§ **Stated task**
Using the listing below, please print exactly the lines from the one with "Output the web" through the one with "-28], [-24, -8]];". Leave out every picture.

[Records contained in a dataset]
::::::::

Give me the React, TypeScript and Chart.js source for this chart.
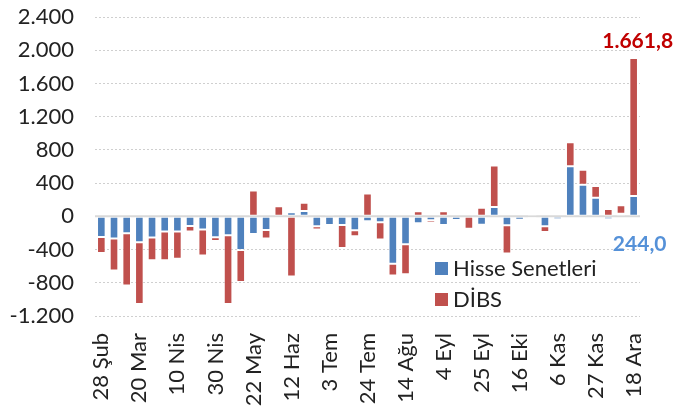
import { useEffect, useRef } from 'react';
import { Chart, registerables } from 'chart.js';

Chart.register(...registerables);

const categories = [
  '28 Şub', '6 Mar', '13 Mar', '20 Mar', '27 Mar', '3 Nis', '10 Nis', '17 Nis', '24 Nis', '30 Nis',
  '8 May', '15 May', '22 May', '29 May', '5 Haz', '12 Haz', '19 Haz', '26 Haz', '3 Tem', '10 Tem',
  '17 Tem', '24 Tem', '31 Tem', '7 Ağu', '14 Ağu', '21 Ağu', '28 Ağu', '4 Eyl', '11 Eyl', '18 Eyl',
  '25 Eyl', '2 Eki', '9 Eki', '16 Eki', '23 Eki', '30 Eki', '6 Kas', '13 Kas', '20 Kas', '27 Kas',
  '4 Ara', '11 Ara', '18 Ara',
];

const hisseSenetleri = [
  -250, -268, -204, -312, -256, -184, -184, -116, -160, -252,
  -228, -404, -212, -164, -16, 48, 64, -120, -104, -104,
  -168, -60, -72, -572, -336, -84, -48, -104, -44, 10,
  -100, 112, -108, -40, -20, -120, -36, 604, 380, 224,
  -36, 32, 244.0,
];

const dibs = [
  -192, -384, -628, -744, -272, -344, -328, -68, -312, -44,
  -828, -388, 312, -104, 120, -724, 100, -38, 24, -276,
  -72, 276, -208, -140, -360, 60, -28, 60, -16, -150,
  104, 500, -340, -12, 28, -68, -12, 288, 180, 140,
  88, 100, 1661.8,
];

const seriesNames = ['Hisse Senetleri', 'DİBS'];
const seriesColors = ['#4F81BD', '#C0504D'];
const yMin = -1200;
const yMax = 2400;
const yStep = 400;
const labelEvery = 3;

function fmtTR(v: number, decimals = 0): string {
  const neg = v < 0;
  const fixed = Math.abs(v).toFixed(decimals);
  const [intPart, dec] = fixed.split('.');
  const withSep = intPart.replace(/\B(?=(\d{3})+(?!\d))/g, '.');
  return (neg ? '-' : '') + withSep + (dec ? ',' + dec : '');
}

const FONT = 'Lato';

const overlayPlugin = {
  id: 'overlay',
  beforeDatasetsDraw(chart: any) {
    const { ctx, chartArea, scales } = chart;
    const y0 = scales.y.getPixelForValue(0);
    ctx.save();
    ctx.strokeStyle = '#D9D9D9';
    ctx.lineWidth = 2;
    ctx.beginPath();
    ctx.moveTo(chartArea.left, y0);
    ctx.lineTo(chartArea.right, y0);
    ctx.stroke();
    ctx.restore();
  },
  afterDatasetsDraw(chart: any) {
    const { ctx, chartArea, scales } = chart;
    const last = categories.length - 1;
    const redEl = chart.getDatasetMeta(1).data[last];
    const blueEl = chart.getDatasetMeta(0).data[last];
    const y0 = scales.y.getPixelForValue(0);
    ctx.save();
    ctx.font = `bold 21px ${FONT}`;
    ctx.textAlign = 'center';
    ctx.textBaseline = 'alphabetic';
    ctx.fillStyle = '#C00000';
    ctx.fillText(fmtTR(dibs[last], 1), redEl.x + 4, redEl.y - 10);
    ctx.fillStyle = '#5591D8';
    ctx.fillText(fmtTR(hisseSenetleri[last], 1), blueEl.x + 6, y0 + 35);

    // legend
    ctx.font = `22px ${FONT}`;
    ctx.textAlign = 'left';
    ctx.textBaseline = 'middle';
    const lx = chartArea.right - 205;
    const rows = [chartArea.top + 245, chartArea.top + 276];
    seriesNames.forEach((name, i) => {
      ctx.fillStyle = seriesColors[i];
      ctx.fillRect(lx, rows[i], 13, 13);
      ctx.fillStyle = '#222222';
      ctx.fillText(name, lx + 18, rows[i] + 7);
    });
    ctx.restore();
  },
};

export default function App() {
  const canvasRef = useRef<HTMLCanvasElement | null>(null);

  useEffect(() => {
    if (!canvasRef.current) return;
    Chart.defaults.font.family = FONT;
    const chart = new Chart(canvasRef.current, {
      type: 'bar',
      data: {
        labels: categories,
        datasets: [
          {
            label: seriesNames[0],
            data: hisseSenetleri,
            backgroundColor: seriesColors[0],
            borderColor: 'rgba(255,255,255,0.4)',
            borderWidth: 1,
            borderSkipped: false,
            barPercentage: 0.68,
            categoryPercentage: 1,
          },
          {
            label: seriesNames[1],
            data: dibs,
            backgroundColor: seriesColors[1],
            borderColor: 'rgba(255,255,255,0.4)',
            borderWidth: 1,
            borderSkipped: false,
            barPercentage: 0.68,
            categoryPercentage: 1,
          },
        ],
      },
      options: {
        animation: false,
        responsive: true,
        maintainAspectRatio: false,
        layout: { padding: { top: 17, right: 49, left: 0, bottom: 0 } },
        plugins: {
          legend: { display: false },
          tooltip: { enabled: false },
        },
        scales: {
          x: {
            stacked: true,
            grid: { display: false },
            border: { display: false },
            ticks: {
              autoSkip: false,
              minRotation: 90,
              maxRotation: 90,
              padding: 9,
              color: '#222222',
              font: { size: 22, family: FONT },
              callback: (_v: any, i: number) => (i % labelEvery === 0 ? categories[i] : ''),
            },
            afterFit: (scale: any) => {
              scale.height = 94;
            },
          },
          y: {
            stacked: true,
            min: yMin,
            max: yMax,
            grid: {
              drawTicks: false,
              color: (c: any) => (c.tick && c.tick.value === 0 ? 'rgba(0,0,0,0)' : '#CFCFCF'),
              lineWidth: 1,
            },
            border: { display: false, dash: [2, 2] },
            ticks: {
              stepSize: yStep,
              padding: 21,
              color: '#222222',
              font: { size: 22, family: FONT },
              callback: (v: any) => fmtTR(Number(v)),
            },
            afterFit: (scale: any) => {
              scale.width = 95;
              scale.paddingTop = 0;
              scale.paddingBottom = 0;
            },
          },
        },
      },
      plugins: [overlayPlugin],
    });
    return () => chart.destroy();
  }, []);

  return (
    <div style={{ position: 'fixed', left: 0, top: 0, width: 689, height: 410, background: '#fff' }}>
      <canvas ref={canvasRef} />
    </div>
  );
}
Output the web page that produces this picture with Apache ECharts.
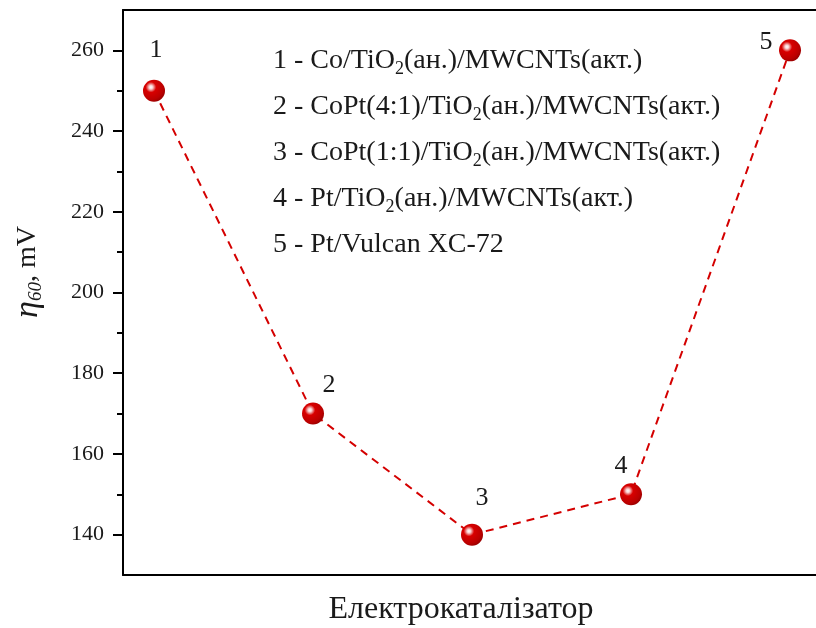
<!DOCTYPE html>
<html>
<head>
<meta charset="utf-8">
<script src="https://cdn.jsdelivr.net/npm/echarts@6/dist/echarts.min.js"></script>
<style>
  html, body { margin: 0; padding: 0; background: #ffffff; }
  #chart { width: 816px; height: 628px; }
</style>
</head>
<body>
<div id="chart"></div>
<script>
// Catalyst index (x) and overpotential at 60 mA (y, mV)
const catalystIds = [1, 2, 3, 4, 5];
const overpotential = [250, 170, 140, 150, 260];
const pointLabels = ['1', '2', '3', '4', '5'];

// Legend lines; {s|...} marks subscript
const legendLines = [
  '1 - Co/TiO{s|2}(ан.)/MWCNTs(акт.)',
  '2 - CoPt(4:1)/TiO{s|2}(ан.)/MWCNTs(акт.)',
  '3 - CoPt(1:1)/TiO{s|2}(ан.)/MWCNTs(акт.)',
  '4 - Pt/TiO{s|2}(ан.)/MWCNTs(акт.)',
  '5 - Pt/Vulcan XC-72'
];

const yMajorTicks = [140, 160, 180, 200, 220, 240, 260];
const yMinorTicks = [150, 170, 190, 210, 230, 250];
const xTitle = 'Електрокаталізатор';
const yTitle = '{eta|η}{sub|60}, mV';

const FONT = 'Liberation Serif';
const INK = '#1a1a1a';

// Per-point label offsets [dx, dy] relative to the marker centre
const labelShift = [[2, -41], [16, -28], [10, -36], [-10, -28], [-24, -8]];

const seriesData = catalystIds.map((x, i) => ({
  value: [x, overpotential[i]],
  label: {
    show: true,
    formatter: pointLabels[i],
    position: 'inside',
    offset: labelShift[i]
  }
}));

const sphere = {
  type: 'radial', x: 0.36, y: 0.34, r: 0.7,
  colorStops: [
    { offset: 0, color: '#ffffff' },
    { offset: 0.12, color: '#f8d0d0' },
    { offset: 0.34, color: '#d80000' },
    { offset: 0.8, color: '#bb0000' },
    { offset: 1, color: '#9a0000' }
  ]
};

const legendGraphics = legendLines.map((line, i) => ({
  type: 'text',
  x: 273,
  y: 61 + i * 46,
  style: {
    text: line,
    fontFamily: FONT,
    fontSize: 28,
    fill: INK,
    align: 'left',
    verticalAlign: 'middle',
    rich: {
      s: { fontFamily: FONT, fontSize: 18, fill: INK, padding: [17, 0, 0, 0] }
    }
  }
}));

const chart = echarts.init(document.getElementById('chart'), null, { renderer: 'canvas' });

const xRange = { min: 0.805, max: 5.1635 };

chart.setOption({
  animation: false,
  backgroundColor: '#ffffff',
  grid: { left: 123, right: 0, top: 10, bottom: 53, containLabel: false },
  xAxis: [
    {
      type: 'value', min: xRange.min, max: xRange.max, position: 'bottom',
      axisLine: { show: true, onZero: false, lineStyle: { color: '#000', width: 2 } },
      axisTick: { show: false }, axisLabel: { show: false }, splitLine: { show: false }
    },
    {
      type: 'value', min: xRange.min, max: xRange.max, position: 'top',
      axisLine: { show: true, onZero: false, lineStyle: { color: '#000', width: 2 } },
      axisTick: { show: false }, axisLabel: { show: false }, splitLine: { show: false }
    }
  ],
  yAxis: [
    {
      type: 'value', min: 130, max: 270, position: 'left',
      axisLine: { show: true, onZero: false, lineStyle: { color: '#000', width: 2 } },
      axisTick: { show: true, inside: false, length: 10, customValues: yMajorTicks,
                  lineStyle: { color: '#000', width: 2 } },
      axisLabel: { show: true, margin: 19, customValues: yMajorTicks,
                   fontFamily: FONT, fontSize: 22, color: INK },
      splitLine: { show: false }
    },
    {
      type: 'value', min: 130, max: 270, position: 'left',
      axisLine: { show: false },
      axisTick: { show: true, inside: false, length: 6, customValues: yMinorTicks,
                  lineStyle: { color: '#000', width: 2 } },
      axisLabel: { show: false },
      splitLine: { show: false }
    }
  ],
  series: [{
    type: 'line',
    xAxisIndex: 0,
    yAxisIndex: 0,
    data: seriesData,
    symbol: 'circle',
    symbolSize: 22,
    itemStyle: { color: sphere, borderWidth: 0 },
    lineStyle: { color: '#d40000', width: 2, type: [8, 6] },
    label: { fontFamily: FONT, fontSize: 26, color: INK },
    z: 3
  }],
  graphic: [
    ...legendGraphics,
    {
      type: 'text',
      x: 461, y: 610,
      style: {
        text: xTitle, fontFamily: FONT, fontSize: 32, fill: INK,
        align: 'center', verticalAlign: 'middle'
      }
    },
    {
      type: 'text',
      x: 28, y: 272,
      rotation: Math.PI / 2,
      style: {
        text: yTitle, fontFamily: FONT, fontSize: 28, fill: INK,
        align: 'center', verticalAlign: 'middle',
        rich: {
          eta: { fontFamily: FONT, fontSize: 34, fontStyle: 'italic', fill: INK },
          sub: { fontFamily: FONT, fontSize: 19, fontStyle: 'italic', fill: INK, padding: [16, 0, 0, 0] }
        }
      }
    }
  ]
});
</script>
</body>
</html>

::::::::

§ **The solution**
Output the web page that produces this picture with Apache ECharts.
<!DOCTYPE html>
<html>
<head>
<meta charset="utf-8">
<script src="https://cdn.jsdelivr.net/npm/echarts@6/dist/echarts.min.js"></script>
<style>
  html, body { margin: 0; padding: 0; background: #ffffff; }
  #chart { width: 816px; height: 628px; }
</style>
</head>
<body>
<div id="chart"></div>
<script>
// Catalyst index (x) and overpotential at 60 mA (y, mV)
const catalystIds = [1, 2, 3, 4, 5];
const overpotential = [250, 170, 140, 150, 260];
const pointLabels = ['1', '2', '3', '4', '5'];

// Legend lines; {s|...} marks subscript
const legendLines = [
  '1 - Co/TiO{s|2}(ан.)/MWCNTs(акт.)',
  '2 - CoPt(4:1)/TiO{s|2}(ан.)/MWCNTs(акт.)',
  '3 - CoPt(1:1)/TiO{s|2}(ан.)/MWCNTs(акт.)',
  '4 - Pt/TiO{s|2}(ан.)/MWCNTs(акт.)',
  '5 - Pt/Vulcan XC-72'
];

const yMajorTicks = [140, 160, 180, 200, 220, 240, 260];
const yMinorTicks = [150, 170, 190, 210, 230, 250];
const xTitle = 'Електрокаталізатор';
const yTitle = '{eta|η}{sub|60}, mV';

const FONT = 'Liberation Serif';
const INK = '#1a1a1a';

// Per-point label offsets [dx, dy] relative to the marker centre
const labelShift = [[2, -41], [16, -28], [10, -36], [-10, -28], [-24, -8]];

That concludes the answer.